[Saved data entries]
========================

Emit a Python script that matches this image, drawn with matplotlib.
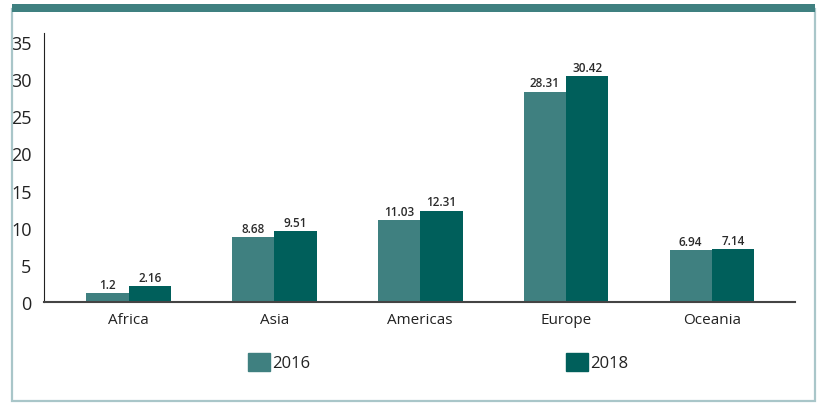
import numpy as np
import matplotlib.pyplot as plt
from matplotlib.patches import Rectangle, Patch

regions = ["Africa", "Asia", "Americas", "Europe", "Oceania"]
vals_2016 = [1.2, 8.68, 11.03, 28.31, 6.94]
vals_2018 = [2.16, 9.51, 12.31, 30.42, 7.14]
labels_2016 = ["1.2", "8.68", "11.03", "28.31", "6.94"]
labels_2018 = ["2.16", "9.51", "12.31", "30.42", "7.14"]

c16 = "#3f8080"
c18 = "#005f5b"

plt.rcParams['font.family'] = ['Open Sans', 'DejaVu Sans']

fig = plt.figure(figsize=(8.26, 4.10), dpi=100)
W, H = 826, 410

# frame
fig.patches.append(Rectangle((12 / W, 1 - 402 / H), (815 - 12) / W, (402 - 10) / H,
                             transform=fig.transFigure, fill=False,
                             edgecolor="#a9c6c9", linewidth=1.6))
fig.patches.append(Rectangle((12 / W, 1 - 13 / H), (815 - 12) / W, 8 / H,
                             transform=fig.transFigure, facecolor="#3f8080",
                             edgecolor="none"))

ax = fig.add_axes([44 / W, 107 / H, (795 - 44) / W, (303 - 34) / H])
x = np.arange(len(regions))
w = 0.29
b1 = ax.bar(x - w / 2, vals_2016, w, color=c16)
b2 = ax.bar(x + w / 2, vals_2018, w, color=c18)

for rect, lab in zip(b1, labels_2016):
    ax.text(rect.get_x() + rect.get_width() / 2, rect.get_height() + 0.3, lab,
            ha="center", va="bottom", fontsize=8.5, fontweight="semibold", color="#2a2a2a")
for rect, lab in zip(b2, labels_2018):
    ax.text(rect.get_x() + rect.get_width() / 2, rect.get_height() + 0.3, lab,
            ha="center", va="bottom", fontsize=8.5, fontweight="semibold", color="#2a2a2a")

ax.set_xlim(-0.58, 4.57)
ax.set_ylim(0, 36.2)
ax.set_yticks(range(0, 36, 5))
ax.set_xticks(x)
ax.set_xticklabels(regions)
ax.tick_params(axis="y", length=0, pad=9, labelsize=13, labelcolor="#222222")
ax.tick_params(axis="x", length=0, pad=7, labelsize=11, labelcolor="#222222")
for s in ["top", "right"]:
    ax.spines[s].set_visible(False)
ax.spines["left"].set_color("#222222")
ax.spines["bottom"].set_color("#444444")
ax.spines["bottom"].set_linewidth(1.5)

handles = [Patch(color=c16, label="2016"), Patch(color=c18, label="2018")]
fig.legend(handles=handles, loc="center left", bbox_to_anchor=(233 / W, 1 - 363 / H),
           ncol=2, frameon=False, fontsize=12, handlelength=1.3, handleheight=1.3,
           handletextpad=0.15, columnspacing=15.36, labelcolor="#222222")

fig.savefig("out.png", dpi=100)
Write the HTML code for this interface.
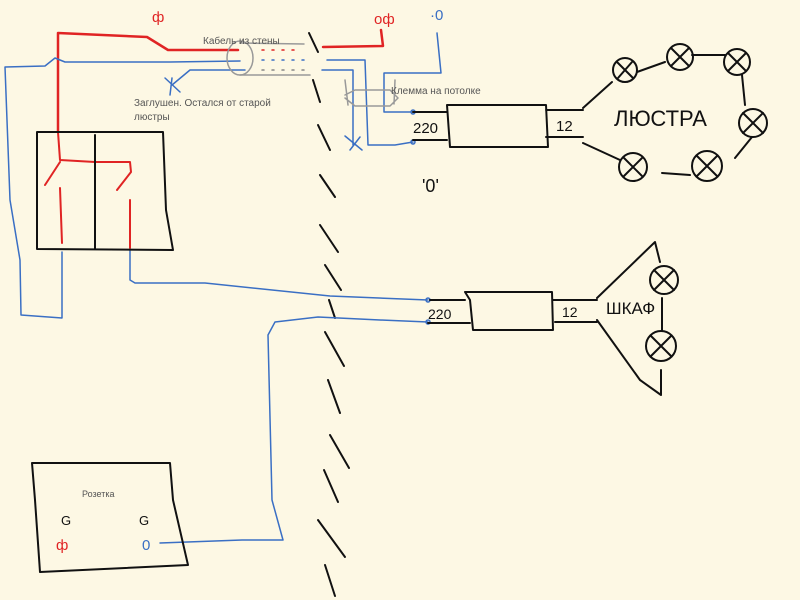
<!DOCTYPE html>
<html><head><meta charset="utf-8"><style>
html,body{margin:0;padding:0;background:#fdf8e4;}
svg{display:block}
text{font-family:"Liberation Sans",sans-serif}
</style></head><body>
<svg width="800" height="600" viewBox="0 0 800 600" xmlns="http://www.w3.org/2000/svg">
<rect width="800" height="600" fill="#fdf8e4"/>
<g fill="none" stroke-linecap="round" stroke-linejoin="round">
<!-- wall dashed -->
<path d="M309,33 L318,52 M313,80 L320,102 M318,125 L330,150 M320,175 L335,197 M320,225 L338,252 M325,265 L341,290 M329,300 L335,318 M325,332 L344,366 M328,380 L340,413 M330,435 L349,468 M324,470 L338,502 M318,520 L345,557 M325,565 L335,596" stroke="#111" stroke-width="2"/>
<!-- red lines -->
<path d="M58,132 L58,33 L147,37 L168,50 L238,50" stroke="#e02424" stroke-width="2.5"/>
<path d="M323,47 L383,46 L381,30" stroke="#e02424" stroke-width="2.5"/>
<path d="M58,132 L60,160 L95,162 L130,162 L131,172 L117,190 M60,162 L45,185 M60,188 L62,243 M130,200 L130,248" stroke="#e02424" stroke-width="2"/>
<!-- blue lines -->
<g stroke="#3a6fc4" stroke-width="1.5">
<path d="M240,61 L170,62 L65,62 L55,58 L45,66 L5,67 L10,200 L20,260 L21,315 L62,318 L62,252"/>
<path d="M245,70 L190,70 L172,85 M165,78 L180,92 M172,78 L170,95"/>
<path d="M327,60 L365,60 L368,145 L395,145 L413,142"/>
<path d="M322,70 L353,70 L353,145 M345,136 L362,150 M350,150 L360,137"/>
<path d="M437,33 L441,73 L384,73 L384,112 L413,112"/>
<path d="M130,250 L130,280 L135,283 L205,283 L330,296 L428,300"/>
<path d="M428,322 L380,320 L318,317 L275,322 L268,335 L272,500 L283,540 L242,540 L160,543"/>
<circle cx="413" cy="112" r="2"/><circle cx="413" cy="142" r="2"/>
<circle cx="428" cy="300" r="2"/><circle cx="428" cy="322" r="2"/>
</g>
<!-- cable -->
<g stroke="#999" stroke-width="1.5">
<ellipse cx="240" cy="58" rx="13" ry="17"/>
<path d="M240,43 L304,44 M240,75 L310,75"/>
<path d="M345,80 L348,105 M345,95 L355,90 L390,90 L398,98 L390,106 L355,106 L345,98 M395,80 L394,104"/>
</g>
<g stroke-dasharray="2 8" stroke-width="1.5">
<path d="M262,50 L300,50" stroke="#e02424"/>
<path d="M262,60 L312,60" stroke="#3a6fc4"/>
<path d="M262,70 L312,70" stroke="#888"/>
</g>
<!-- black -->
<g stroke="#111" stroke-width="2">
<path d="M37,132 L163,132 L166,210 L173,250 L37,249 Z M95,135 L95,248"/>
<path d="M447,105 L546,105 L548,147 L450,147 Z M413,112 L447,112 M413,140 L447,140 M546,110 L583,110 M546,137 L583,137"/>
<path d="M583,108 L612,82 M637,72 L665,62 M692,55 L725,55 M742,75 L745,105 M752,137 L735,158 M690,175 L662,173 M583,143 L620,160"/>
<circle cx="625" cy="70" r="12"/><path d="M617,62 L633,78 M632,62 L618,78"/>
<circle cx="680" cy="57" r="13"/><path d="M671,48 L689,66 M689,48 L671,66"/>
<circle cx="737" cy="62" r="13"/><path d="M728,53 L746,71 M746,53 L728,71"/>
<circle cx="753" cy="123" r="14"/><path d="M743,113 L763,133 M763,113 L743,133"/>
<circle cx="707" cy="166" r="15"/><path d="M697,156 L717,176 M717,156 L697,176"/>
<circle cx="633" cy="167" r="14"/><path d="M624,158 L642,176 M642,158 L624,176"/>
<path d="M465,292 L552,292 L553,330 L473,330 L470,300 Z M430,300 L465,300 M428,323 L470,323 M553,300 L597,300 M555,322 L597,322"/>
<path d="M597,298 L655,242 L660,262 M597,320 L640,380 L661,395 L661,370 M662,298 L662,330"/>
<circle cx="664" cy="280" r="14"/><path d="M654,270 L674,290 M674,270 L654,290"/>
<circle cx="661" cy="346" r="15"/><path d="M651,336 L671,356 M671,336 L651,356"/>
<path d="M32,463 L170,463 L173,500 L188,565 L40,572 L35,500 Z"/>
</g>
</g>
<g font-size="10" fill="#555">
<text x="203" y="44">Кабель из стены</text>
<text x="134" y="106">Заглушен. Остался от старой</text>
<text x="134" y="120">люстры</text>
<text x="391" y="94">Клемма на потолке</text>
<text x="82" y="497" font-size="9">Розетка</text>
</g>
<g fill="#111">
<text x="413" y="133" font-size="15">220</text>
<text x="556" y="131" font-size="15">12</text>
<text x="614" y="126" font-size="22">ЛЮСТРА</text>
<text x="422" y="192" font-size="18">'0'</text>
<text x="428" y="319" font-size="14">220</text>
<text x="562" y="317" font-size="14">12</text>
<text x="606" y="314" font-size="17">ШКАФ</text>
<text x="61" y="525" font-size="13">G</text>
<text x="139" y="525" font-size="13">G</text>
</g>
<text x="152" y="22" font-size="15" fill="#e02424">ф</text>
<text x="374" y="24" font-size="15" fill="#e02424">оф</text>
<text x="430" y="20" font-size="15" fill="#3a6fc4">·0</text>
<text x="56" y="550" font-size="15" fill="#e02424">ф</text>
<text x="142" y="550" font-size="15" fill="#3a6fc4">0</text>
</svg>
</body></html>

========================

Repeat, with no pictures, each line from the beginning of the data through the line containing "from matplotlib.patches import", inclusive.

:: COMPLETE OUTPUT ::
Emit a Python script that matches this image, drawn with matplotlib.
import numpy as np
import matplotlib.pyplot as plt
from matplotlib.patches import Rectangle, Patch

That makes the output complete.